Icons of Twentieth Century Landscape Design

Posted on January 25th, 2010 by Charles Boot

Katie Campbell, Icons of Twentieth Century Landscape Design (London: Frances Lincoln, 2006), 176 pp., illus. in colour and black-and-white, £30.00 (hbk), ISBN 0-711-22533-8

Katie Campbell, a postgraduate researcher in garden history, has chosen twenty-nine landscapes in Europe, North and South America and has built these into lively and searching case studies of changing attitudes to the moulding of spaces around buildings in the twentieth century. There is a wide range of types and scales of sites, which includes industrial, funereal, park, museum and monumental associations, many of which are open to the public.

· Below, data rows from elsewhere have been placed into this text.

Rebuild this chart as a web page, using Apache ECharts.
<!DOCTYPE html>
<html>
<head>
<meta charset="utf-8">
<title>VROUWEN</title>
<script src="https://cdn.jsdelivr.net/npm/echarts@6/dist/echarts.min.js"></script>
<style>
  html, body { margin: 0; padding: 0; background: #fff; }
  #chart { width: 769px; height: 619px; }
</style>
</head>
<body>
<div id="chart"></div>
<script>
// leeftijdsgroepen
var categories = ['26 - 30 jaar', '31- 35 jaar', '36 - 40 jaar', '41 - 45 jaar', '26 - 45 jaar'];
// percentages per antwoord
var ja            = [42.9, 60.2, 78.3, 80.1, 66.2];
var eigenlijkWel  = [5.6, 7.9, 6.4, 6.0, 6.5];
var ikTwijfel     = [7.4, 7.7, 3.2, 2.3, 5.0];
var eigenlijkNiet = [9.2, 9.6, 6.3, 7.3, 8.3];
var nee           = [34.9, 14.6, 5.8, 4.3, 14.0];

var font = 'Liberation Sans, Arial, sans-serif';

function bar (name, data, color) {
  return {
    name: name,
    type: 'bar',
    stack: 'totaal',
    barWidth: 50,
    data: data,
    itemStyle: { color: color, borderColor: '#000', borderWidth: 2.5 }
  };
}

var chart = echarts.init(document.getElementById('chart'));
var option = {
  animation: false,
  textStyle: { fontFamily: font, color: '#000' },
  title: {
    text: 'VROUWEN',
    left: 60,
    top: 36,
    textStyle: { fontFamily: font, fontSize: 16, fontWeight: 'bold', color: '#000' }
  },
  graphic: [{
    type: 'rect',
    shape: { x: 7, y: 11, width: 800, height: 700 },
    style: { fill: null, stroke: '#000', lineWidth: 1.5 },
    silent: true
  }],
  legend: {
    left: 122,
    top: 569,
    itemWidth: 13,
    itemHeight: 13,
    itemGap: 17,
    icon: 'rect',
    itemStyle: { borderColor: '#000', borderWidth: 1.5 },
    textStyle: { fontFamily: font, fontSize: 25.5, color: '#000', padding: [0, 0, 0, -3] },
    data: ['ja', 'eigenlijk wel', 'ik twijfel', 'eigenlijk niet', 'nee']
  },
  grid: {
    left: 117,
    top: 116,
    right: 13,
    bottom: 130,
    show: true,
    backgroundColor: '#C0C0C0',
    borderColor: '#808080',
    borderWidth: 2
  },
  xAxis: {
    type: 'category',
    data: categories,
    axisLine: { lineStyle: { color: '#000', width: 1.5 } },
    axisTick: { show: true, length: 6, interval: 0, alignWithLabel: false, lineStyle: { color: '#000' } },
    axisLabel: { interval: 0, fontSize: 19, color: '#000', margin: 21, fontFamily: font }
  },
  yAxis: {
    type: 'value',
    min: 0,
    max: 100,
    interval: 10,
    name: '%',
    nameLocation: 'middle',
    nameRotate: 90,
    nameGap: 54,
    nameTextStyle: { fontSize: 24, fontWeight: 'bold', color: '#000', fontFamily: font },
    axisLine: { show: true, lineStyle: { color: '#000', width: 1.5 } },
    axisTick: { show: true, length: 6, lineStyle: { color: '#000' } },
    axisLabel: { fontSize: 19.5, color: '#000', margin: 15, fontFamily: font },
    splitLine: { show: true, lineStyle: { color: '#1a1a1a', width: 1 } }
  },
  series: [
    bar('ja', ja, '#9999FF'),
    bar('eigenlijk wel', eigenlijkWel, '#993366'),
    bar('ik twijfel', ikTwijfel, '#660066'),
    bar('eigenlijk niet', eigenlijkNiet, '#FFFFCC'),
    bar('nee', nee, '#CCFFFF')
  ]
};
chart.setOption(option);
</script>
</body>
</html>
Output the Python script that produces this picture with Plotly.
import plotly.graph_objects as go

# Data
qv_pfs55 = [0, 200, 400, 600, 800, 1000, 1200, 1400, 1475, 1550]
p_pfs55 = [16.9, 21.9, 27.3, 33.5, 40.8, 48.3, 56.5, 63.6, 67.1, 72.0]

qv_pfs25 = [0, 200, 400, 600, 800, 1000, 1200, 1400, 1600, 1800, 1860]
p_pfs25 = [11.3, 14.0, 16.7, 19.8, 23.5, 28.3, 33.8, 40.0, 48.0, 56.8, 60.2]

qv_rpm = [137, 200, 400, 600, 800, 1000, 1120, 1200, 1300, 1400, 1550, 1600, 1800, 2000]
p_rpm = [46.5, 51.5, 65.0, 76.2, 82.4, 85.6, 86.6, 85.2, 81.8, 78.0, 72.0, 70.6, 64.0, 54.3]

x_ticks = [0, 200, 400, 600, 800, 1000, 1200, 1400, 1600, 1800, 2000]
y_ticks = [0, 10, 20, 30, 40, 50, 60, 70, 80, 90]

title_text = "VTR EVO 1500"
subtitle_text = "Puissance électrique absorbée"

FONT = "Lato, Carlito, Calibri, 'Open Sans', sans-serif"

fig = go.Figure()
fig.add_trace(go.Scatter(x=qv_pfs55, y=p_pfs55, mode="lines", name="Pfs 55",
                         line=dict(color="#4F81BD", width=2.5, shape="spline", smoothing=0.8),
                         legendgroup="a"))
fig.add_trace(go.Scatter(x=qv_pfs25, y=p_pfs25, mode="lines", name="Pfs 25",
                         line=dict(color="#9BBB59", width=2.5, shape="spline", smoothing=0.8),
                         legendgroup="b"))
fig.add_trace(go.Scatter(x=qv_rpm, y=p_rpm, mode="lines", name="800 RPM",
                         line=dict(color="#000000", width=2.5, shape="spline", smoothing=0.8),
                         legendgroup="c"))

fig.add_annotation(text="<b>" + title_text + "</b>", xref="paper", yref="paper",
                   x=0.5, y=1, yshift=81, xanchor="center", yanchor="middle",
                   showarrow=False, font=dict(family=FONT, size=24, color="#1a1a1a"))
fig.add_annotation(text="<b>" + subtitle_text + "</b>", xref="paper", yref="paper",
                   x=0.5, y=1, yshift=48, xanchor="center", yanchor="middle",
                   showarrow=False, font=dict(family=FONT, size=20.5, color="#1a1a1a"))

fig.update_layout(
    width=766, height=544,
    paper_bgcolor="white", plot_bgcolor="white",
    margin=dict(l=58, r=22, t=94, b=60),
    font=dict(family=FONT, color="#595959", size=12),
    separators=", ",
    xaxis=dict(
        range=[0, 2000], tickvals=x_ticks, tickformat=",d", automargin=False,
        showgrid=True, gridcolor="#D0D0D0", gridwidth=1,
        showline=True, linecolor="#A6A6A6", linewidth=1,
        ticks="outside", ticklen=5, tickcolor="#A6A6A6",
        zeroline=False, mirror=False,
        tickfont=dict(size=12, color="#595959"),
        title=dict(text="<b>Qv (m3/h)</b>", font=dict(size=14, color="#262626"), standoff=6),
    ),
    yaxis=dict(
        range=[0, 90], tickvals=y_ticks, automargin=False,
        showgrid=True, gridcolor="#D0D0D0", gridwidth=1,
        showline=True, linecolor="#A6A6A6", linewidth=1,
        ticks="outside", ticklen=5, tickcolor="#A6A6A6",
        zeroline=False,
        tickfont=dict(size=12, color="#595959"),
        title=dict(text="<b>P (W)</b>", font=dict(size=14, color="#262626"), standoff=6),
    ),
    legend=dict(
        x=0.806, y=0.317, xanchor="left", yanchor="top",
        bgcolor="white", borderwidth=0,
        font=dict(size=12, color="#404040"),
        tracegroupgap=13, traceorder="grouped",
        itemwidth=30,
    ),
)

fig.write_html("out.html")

Most are well known to the interested explorer of twentieth-century design — Guevrekian’s Villa Noailles at Hyères, Le Corbusier’s Villa Savoye, Frank Lloyd Wright’s Fallingwater, Thomas Church’s Dewey Donnell Garden and Ian Hamilton Finlay’s Little Sparta, for instance – but there are less prominent examples, such as Brenda Colvin’s Eggborough Power Station and José Luis Sert’s Maeght Foundation. Several built features have only their own, non-green landscapes, such as Ludwig Mies van der Rohe’s Barcelona Pavilion and Maya Lin’s Vietnam Veterans’ Memorial in Washington, DC. The small but significant gardens of Martha Schwartz (Bagel Garden) and Derek Jarman’s Prospect Cottage, Dungeness, have been included.

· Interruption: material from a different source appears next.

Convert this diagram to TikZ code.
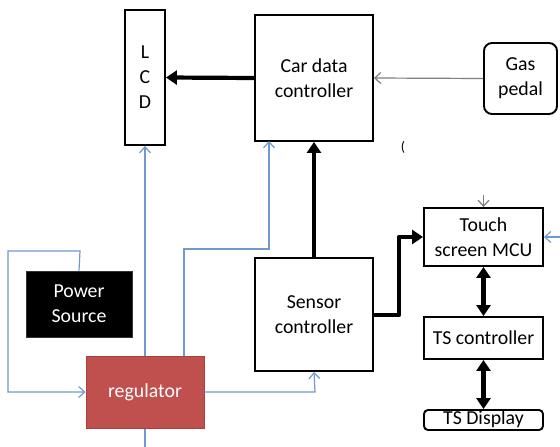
\documentclass[tikz,border=0pt]{standalone}
\usepackage{fontspec}
\setmainfont{Carlito}
\usetikzlibrary{arrows.meta,positioning}
\definecolor{wire}{HTML}{7199CD}
\definecolor{regfill}{HTML}{C0504D}
\definecolor{regborder}{HTML}{A9413E}
\definecolor{pedalwire}{HTML}{7F7F7F}
\begin{document}
\begin{tikzpicture}[x=1pt,y=-1pt,
  every node/.style={font=\fontsize{19.8}{25}\selectfont, align=center, inner sep=0pt},
  blk/.style={draw=black, line width=1.9pt, fill=white},
  thick arrow/.style={line width=4.2pt, -{Triangle[length=11pt,width=14pt]}},
  thick darrow/.style={line width=4.2pt, {Triangle[length=11pt,width=14pt]}-{Triangle[length=11pt,width=14pt]}},
  wirearrow/.style={draw=wire, line width=1.2pt, -{Straight Barb[length=6pt,width=11pt]}},
  wireline/.style={draw=wire, line width=1.2pt},
  grayarrow/.style={draw=pedalwire, line width=1.2pt, -{Straight Barb[length=6pt,width=11pt]}}
]
\useasboundingbox (0,0) rectangle (560,447);
\fill[white] (0,0) rectangle (560,447);

% nodes
\node[blk, minimum width=40pt, minimum height=135pt] (lcd) at (145,77.5) {L\\C\\D};
\node[blk, minimum width=118pt, minimum height=126pt] (car) at (314,78) {Car data\\controller};
\node[blk, rounded corners=8pt, minimum width=73pt, minimum height=71pt] (gas) at (520.5,78.5) {Gas\\pedal};
\node[blk, minimum width=119pt, minimum height=58pt] (touch) at (483.5,237) {Touch\\screen MCU};
\node[blk, minimum width=119pt, minimum height=42pt] (tsc) at (483.5,338) {TS controller};
\node[blk, rounded corners=4pt, minimum width=119pt, minimum height=20pt] (tsd) at (483.5,420) {};
\node at (483.5,419) {TS Display};
\node[blk, minimum width=118pt, minimum height=113pt] (sensor) at (314,314.5) {Sensor\\controller};
\node[fill=black, draw=black!80, line width=0.6pt, text=white, minimum width=106pt, minimum height=66pt] (power) at (79,304) {Power\\Source};
\node[fill=regfill, draw=regborder, line width=1pt, text=white, minimum width=118pt, minimum height=72pt] (reg) at (145,392) {regulator};
\node[font=\fontsize{14}{16}\selectfont] (paren) at (403,147) {(};

\coordinate (bottom) at (145,447);
\coordinate (topin) at (483.5,195);
\coordinate (rightin) at (560,237);

% thick black connectors
\draw[thick arrow] (car.west) -- (lcd.east);
\draw[thick arrow] (sensor.north) -- (car.south);
\draw[thick arrow, line join=round] (sensor.east |- 0,315) -- (399,315) -- (399,237) -- (touch.west);
\draw[thick darrow] (touch.south) -- (tsc.north);
\draw[thick darrow] (tsc.south) -- (tsd.north);

% gray connectors
\draw[grayarrow] (gas.west) -- (car.east);
\draw[grayarrow] (topin) -- (touch.north);

% blue wires
\draw[wirearrow] (rightin) -- (touch.east);
\draw[wirearrow] (power.north) -- (80,251) -- (8,251) -- (8,392) -- (reg.west);
\draw[wirearrow] (reg.north) -- (lcd.south);
\draw[wireline] (reg.south) -- (bottom);
\draw[wirearrow] (184,356) -- (184,249) -- (269,249) -- (269,141);
\draw[wirearrow] (reg.east) -- (315,392) -- (sensor.south);
\end{tikzpicture}
\end{document}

Campbell explains in her Introduction that the examples are linked to the changes in twentieth-century social, political and cultural history, which have ‘pushed the boundaries’ and challenged ‘assumptions about the form, use and meaning of landscape’ away from the dominant conservative attitudes of recent times. Each site is explored in depth, its landscape architect placed in his/her own historical context, and the landscape related to the ideas and philosophies which influenced their maker. Christian and non-Christian symbolism melding with nature formed the Woodland Cemetery at Enskede in Stockholm. Communal living was a key factor in the building of the Maeght Foundation in St-Paul-de-Vence, though this ideal was eventually abandoned. Colvin’s 1947 warning about the damaging ecological consequences of man’s activities on the planet must have been uppermost in her mind as she designed her Yorkshire power station in 1962. Isamu Noguchi’s garden in the UNESCO building in Paris is described as ‘a very personal combination of Japanese philosophy and modernist aesthetics’. Martha Schwartz, a follower of Noguchi, was able to make a name for herself by exposing the ‘staid and predictable’ nature of American landscape architects by poking fun at them in a garden decorated with the perishable bagel.

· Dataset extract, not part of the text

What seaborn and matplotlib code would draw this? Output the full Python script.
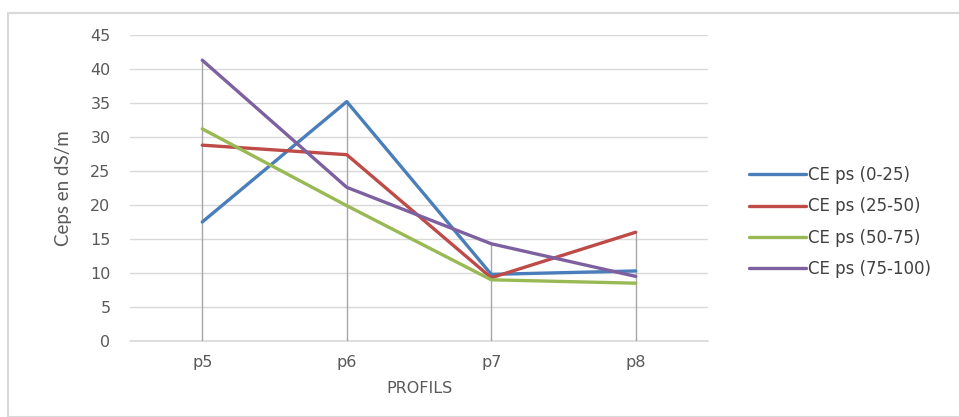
import numpy as np
import pandas as pd
import matplotlib
matplotlib.use("Agg")
import matplotlib.pyplot as plt
import seaborn as sns
from matplotlib.patches import Rectangle
from matplotlib import font_manager

profils = ['p5', 'p6', 'p7', 'p8']
series = ['CE ps (0-25)', 'CE ps (25-50)', 'CE ps (50-75)', 'CE ps (75-100)']
ce_0_25 = [17.5, 35.2, 9.8, 10.3]
ce_25_50 = [28.8, 27.4, 9.3, 16.0]
ce_50_75 = [31.2, 19.9, 9.0, 8.5]
ce_75_100 = [41.3, 22.6, 14.3, 9.5]
colors = ['#4A7EBB', '#BE4B48', '#98B954', '#7D60A0']

df = pd.DataFrame({
    'Profil': profils * 4,
    'Serie': np.repeat(series, 4),
    'CE': ce_0_25 + ce_25_50 + ce_50_75 + ce_75_100,
})

sns.set_style('white')
plt.rcParams['font.family'] = ['DejaVu Sans']

names = {f.name for f in font_manager.fontManager.ttflist}
narrow = 'Liberation Sans Narrow' if 'Liberation Sans Narrow' in names else 'Lato'

fig = plt.figure(figsize=(9.59, 4.17), dpi=100)
ax = fig.add_axes([130 / 959, 1 - 341 / 417, 578 / 959, 306 / 417])

# drop lines from highest value down to the axis
top = df.groupby('Profil', sort=False)['CE'].max()
ax.vlines(range(len(profils)), 0, top.values, color='#A6A6A6', lw=1, zorder=1)

sns.lineplot(data=df, x='Profil', y='CE', hue='Serie', palette=colors,
             linewidth=2.4, ax=ax, legend=False, zorder=3)

ax.set_xlim(-0.5, 3.5)
ax.set_ylim(0, 45)
ax.set_yticks(range(0, 46, 5))
ax.grid(axis='y', color='#D9D9D9', lw=1)
ax.axhline(0, color='#D9D9D9', lw=1.2, clip_on=False, zorder=0.5)
ax.set_axisbelow(True)
for s in ax.spines.values():
    s.set_visible(False)
ax.tick_params(length=0, colors='#595959', labelsize=11.5)
ax.tick_params(axis='y', pad=14)
ax.tick_params(axis='x', pad=10)
ax.set_xlabel('PROFILS', color='#595959', fontsize=11.5, labelpad=8)
ax.set_ylabel('Ceps en dS/m', color='#595959', fontsize=13.5,
              family=[narrow, 'DejaVu Sans'], labelpad=13)

handles = [plt.Line2D([], [], color=c, lw=2.4) for c in colors]
fig.legend(handles, series, loc='upper left', bbox_to_anchor=(734 / 959, 1 - 151 / 417),
           frameon=False, fontsize=12, handlelength=3.4, handletextpad=0.15,
           labelspacing=0.8, labelcolor='#404040')

fig.patches.append(Rectangle((8 / 959, 0), 1, 1 - 13 / 417, transform=fig.transFigure,
                             fill=False, edgecolor='#D9D9D9', lw=1.5))

fig.savefig('out.png', dpi=100)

The poetry and preoccupation with war in the pastoral setting of Ian Hamilton Finlay’s Little Sparta and Charles Jencks’s evolving explanations about his scientific approach to his Garden of Cosmic Speculation are expanded and carefully explained. The book draws to a close with a perceptive appreciation of the landscape around Daniel Libeskind’s startling and shocking Jewish Museum in Berlin.

Campbell has visited many of the sites, and clearly much research has underpinned the case studies. It is a pity, however, that she does not acknowledge any of her sources, and does not include a bibliography. For the student of landscape it is important to be able to follow up primary material, and to separate the anecdotal from the factual. Who made the ‘many imitations’ of Jarman’s garden? Campbell repeats the myth about an American oak which is supposed to produce flame-red leaves at the Kennedy Memorial at Runnymede at the anniversary of his assassination. Can Bentley Wood really be considered a Christopher Tunnard garden? Serge Chermayeff had laid out the greater part, only leaving Tunnard some flowerbeds to construct. Neither did Tunnard ‘create a modern British landscape style’ for Bentley Wood — or anywhere else. Though exasperated by British resistance to Modernism, he was unable to devise a modernist style himself — in common with Le Corbusier at Villa Savoye. Generalizations such as ‘European formality’ are misleading: the Dutch and the Germans have produced ‘natural’ landscapes which owe their creation to their concentration on horticulture. It is also a pity that none of the recent horticulturists who use trees, shrubs and plants in an architectural manner — such as the Spaniard Fernando Caruncho — has been included here. And sadly, there are too many embarrassing errors in the spelling of the names of sites and makers.